General characteristics
- Tonnage: 6,978 GRT; 10,000 long tons deadweight (DWT);
- Length: 431 ft (131.37 m)
- Beam: 56 ft 2 in (17.12 m)
- Depth: 34 ft 2 in (10.41 m)
- Propulsion: 1 x triple expansion steam engine (D Rowan & Co Ltd, Glasgow) 439 hp (327 kW)

= SS Empire Baffin =

World War II merchant ship of the United Kingdom

Empire Baffin was a 6,978 ton cargo ship which was built by Lithgows Ltd, Port Glasgow in 1941 for the Ministry of War Transport (MoWT). She was commissioned in 1943 as HMS Sancroft, being converted into a cable laying ship for Operation Pluto. She was returned to the MoWT in 1946 and subsequently sold and renamed Clintonia. A final change of ownership in 1960 saw her renamed Aspis and she was scrapped in 1963.

==History==
Empire Baffin was built by Lithgows Ltd, Port Glasgow as yard number 958. She was launched on 28 August 1941 and completed in October 1941. She was operated under the management of J Robinson & Sons, North Shields.

===War service===
Empire Baffin was a member of a number of convoys during the Second World War.

- PQ 2

Convoy PQ 2 sailed from Liverpool on 13 October 1941 and arrived at Arkhangelsk on 30 October. Empire Baffin joined from Scapa Flow on 17 October.

- QP 3

Convoy QP 3 sailed from Arkhangelsk on 27 November 1941 and dispersed on 3 December. Empire Baffin was carrying a cargo of magnesite bound for the Tees.

- PQ 11

Convoy PQ 11 sailed from Kirkness on 14 February 1942 and arrived at Murmansk on 22 February.

- QP 9

Convoy QP 9 sailed from the Kola Inlet on 21 March 1942 and arrived at Reykjavík on 3 April. Empire Baffin was carrying a cargo of Chloride of Potassium bound for Middlesbrough.

- UR 23

Convoy UR 23 sailed from Loch Ewe on 8 May 1942 and arrived at Reykjavík on 12 May.

- PQ 16

Convoy PQ 16 sailed from Reykjavík on 21 May 1942 and arrived at Murmansk on 30 May. Empire Baffin was attacked by German aircraft, which bombed her scoring several near misses. Her propeller, driveshaft and bearings were damaged and she developed a leak in her stern gland. The Chief Engineer had to spend three days and nights in the shaft tunnel tending to the bearings. Empire Baffin was repaired and returned to service.

- QP 13U

Convoy QP 13U sailed from Arkhangelsk on 26 June 1942 and arrived at Reykjavík on 7 July. Empire Baffin was bound for the Tyne.

- PQ 18
Convoy PQ 18 sailed from Loch Ewe on 2 September 1942 and arrived at Arkhangelsk on 21 September.

- QP 15

Convoy QP 15 sailed from the Kola Inlet on 17 November 1942 and arrived at Loch Ewe on 30 November.

- JW 52

Convoy JW 52
sailed from Liverpool on 17 January 1943 and arrived at the Kola Inlet on 27 January.

- JW 53

Convoy JW 33 sailed from Loch Ewe on 15 February 1943 and arrived at the Kola Inlet on or about 27 February. Empire Baffin had to return to Loch Ewe due to being damaged in severe weather.

- SC 141

Convoy SC 151 sailed from Halifax Nova Scotia on 3 September 1943 and arrived at Liverpool on 17 September. Empire Baffin was carrying a general cargo bound for London.
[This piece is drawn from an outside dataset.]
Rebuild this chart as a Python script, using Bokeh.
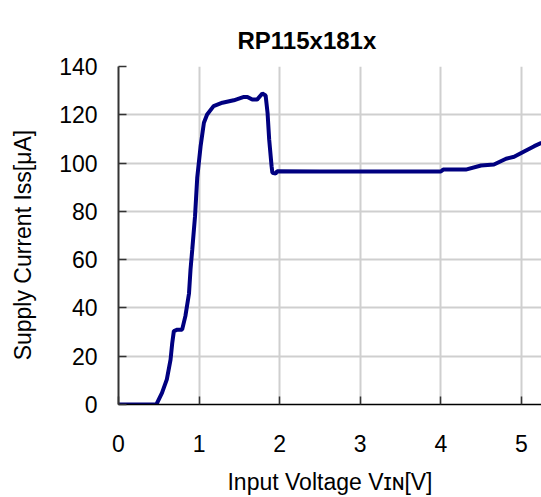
import numpy as np
from bokeh.plotting import figure
from bokeh.models import Range1d, FixedTicker, Grid, Title
from bokeh.embed import file_html
from bokeh.resources import INLINE

# ---- data ----
vin = [0.0, 0.47, 0.54, 0.60, 0.646, 0.667, 0.687, 0.73, 0.79, 0.83, 0.875, 0.894,
       0.915, 0.95, 0.977, 1.019, 1.06, 1.10, 1.18, 1.29, 1.43, 1.557, 1.60, 1.66,
       1.72, 1.785, 1.826, 1.85, 1.87, 1.90, 1.91, 1.95, 1.97, 2.5, 3.0, 3.5, 4.0,
       4.03, 4.31, 4.50, 4.66, 4.81, 4.91, 5.04, 5.16, 5.25]
iss = [0, 0, 4.8, 10.4, 18.6, 25.5, 30.4, 31, 31, 36.6, 46, 56,
       64, 78, 93.9, 107, 116.7, 120.1, 123.6, 125, 126, 127.4, 127.4, 126.3,
       126.3, 128.8, 128, 120.8, 109.8, 98.7, 96, 95.7, 96.6, 96.5, 96.5, 96.5, 96.5,
       97.3, 97.3, 99, 99.4, 101.8, 102.6, 104.9, 107, 108.4]
x_ticks = [0, 1, 2, 3, 4, 5]
y_ticks = [0, 20, 40, 60, 80, 100, 120, 140]

title_text = "RP115x181x"
x_label = "Input Voltage Vɪɴ[V]"
y_label = "Supply Current Iss[μA]\u00a0\u00a0\u00a0"

FONT = "Liberation Sans"
FS = "23px"

p = figure(width=541, height=497, output_backend="svg", toolbar_location=None,
           title=None,
           x_range=Range1d(0, 5.25), y_range=Range1d(0, 140),
           min_border_left=118, min_border_right=0, min_border_top=66,
           min_border_bottom=92, outline_line_color=None)

# spacer between frame and title, then the title itself (further out)
p.add_layout(Title(text="\u00a0", text_font=FONT, text_font_size="6px",
                   standoff=0), "above")
p.add_layout(Title(text=title_text, text_font=FONT, text_font_size="24px",
                   text_font_style="bold", text_color="#000000", align="left",
                   offset=119, standoff=10), "above")

p.line(vin, iss, line_color="#000080", line_width=4)

p.xaxis.ticker = FixedTicker(ticks=x_ticks)
p.yaxis.ticker = FixedTicker(ticks=y_ticks)
for ax in (p.xaxis, p.yaxis):
    ax.major_label_text_font = FONT
    ax.major_label_text_font_size = FS
    ax.major_label_text_color = "#000000"
    ax.axis_label_text_font = FONT
    ax.axis_label_text_font_size = FS
    ax.axis_label_text_font_style = "normal"
    ax.axis_label_text_color = "#000000"
    ax.major_tick_in = 8
    ax.major_tick_out = 0
    ax.minor_tick_line_color = None
p.xaxis.axis_label = x_label
p.yaxis.axis_label = y_label
p.yaxis.axis_line_color = "#333333"
p.yaxis.axis_line_width = 2
p.yaxis.major_tick_line_color = "#333333"
p.yaxis.major_tick_line_width = 1.5
p.yaxis.major_label_standoff = 21
p.yaxis.axis_label_standoff = 20
p.xaxis.axis_line_color = "#000000"
p.xaxis.axis_line_width = 1.5
p.xaxis.major_tick_line_color = "#333333"
p.xaxis.major_tick_line_width = 1.5
p.xaxis.major_label_standoff = 30
p.xaxis.axis_label_standoff = 14

p.xgrid.ticker = FixedTicker(ticks=x_ticks)
p.ygrid.ticker = FixedTicker(ticks=y_ticks[:-1])
p.grid.grid_line_color = "#cfcfcf"
p.grid.grid_line_width = 2
p.add_layout(Grid(dimension=1, ticker=FixedTicker(ticks=y_ticks[-1:]),
                  grid_line_color="#9a9a9a", grid_line_width=2))

open("out.html", "w").write(file_html(p, INLINE))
Empire Baffin was taken over by the Admiralty and converted by Green & Silley Weir Ltd, London to a cable laying ship for Operation Pluto, and commissioned as HMS Sancroft. She was used in the support of Operation Overlord. Those killed whilst serving on Empire Baffin during the war are commemorated at the Tower Hill Memorial, London.

===Postwar===
In 1946, HMS Sancroft reverted to the MoWT and regained her Empire Baffin name. Later that year, she was sold to Stag Line Ltd, North Shields still under the management of J Robinson & Sons. She was the fifth Stag Line ship to bear the name Clintonia. She was purchased at a cost of £30,000 and converted back to a cargo ship and also from coal to oil fuel at a cost of £137,911. On 10 December 1959, Clintonia was sold to Alcestis Shipping Co. SA, Greece for £62,500. She was renamed Apsis She was operated under the management of Faros Shipping Co Ltd, London.. Apsis served until 1963 when she was sold for scrap. She arrived at Yokosuka, Japan in December 1963 for scrapping.

==Official number and code letters==
Official Numbers were a forerunner to IMO Numbers.

Empire Baffin had the UK Official Number 168968 and used the Code Letters BCQR.